In the field of Cyberground, the position of each toy is fixed, and the ring is carefully designed so it can only encircle one toy at a time. On the other hand, to make the game look more attractive, the ring is designed to have the largest radius. Given a configuration of the field, you are supposed to find the radius of such a ring.

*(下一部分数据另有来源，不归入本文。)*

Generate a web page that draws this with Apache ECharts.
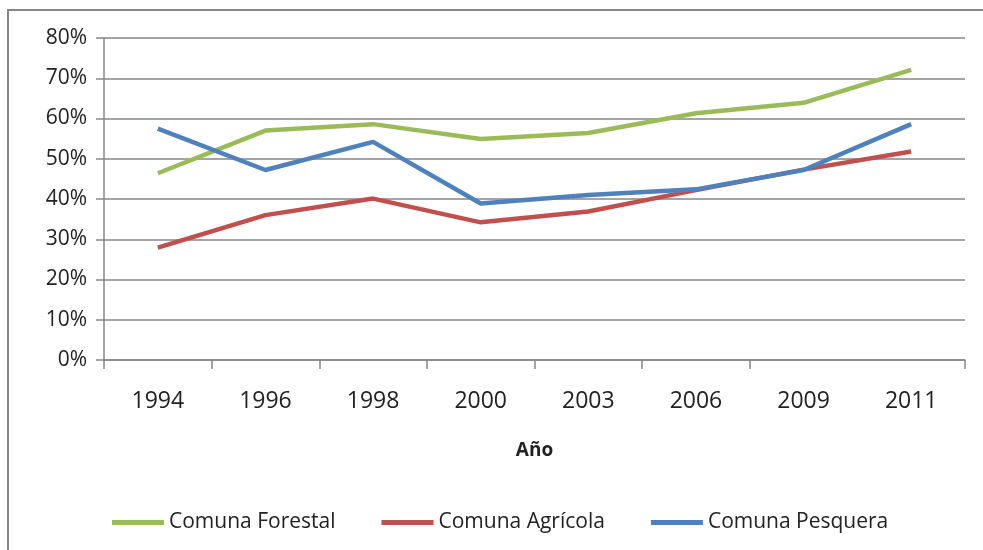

Assume that all the toys are points on a plane. A point is encircled by the ring if the distance between the point and the center of the ring is strictly less than the radius of the ring. If two toys are placed at the same point, the radius of the ring is considered to be 0.
两个教训:
- 一定要规范数据类型,一开始用 float 的坐标去算 double 的距离,精度丢失导致 WA;
- 一定要注意使用简单计算,一开始使用了 pow 计算平方,果断超时;
#include "stdio.h"
#include "algorithm"
#include "math.h"
using namespace std;
#define N 100005
struct Point
{
double x, y;
} points[N];
Point id[N];
int sort_x(Point p1, Point p2)
{
return p1.x < p2.x;
}
int sort_y(Point p1, Point p2)
{
return p1.y < p2.y;
}
double dist(Point p1, Point p2)
{
return sqrt((p1.x - p2.x) * (p1.x - p2.x) + (p1.y - p2.y) * (p1.y - p2.y));
}
double nearest(int l, int r)
{
double d;
if (l == r)
{ return 10e100;
}
else if (l + 1 == r)
{
return dist(points[l], points[r]);
}
int m = (l + r) / 2;
d = min(nearest(l, m), nearest(m + 1, r));
// 挑选出合并时可能存在的最小邻近点的集合(保留索引)
int n = 0, i;
for (i = l; i <= r; i++)
{
if (fabs(points[i].x - points[m].x) <= d)
{
id[n++] = points[i];
}
}
// 对索引按 y 排序(有重复的)
sort(id, id + n, sort_y);
for (int i = 0; i < n; i++)
{
for (int j = i + 1; j < n; j++)
{
if (id[j].y - id[i].y < d)
{
d = min(dist(id[i], id[j]), d);
}
else
{
break;
}
}
}
return d;
}
int main(int argc, char const *argv[])
{
int n;
double ans;
while (true)
{
scanf("%d", &n);
if (n == 0)
{
break;
}
for (int i = 0; i < n; i++)
{
scanf("%lf %lf", &points[i].x, &points[i].y);
}
sort(points, points + n, sort_x);
ans = nearest(0, n - 1);
printf("%.2lf\n", ans / 2);
}
return 0;
}